Table 1 |.

The four pillars of directed cell migration

Migration mode	Cue	Signal generation	Signal sensing	Signal transmission	Signal execution
Chemotaxis	Diffusible chemical released from cells or deposited extracellular vesicles	Simple diffusion Regulated removal by degradation of the chemoattractant or decoy receptors Release of extracellular vesicles	GPCRs RTKs Other receptors, such as axon guidance receptors	Classical signalling pathways involving small and large G proteins PI3K TORC2 PLA2 MAPK/ERK	Leading-edge protrusions (all types) Localized regulation of non-muscle myosin II and contractility
Haptotaxis	Substrate-bound chemical cues such as an immobilized chemokine or ECM	ECM secretion and deposition Binding of soluble factors to a substrate (mostly ECM) Exposing new sites on the substrate through enzymatic action	For ECM, integrins, but different adhesion structure impacts signalling outcome For substrate-bound chemokines, regular receptors, but signalling kinetics may be different for different receptor–ligand pairs	Classical integrin signalling pathways: Rho-family GTPases, FAK–Src, etc.

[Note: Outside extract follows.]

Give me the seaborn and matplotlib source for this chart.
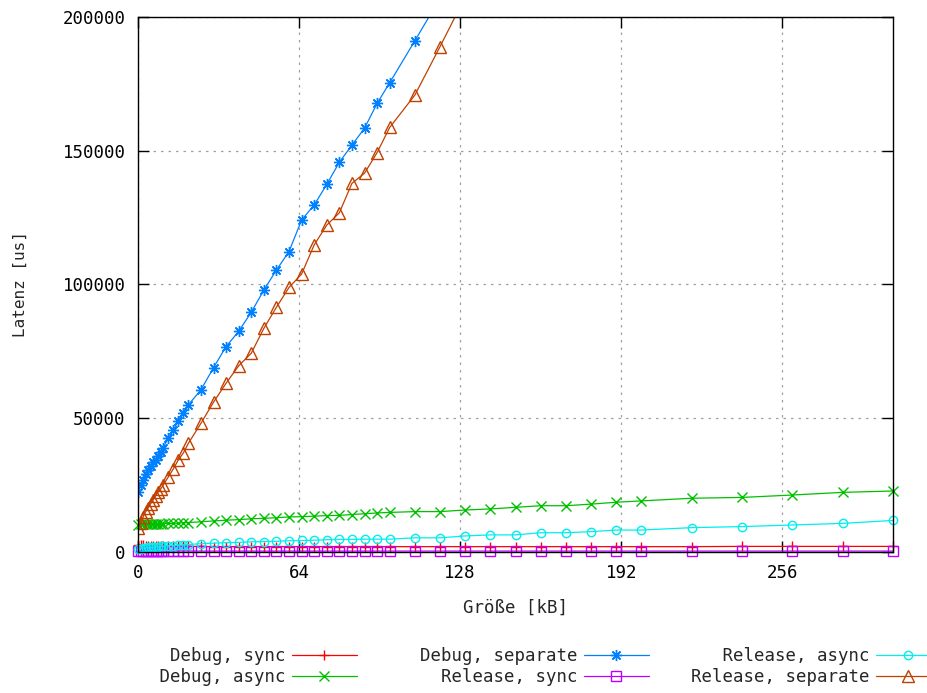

Bound chemokine: probably same as diffusible cue	Biased protrusion generation through a positive-feedback loop. Requires the Arp2/3 complex
Durotaxis	Differential substrate compliance	Passive: creating a stiff substrate by crosslinking of ECM components or ECM deposition Active: cells or tissues exerting a force on the substrate that is sensed by other cells	Integrins Membrane tension and/or invagination Focal adhesion components Actomyosin filaments LINC complex	Unclear, but two mechanisms have been proposed: role of pure mechanics using actomyosin system or the involvement of mechanically triggered signalling events	Similar to other forms of migration but biased relative to stiffness gradient
Topotaxis	Geometric properties of the migration substrate irrespective of mechanical or chemical properties	Preformed tunnels created by other cells Trails created by proteolytic ECM remodelling Topological features created by non-lytic ECM deformation 1D fibrils such as bundles of collagen Topology of natural tissue elements	Cells adhere and conform to the topology and/or the geometry of the migration substrate with the help of focal adhesion components Membrane curvature-sensing proteins Nucleus deformation	Cell and nuclear shape change may affect both signalling and the cytoskeleton but the mechanisms remain unclear	Topology/geometry biases force-generating mechanisms of actin polymerization and actomyosin contractility
Galvanotaxis	Electric fields	Ionic differences generated by transepithelial barriers such as in the skin, disrupted by wounding	Electrophoretic movement of charged surface proteins and lipids within the plane of the membrane	Clustering of membrane proteins/lipids must activate signalling, but the mechanisms remain unclear	Similar to chemotaxis but biased relative to charge

Arp2/3 complex, actin-related protein 2/3 complex; ECM, extracellular matrix; FAK, focal adhesion kinase; GPCR, G protein-coupled receptor; LINC complex, linker of nucleoskeleton and cytoskeleton complex; PI3K, phosphoinositide 3-kinase; PLA₂, phospholipase A₂; RTK, receptor tyrosine kinase; TORC2, target of rapamycin complex 2.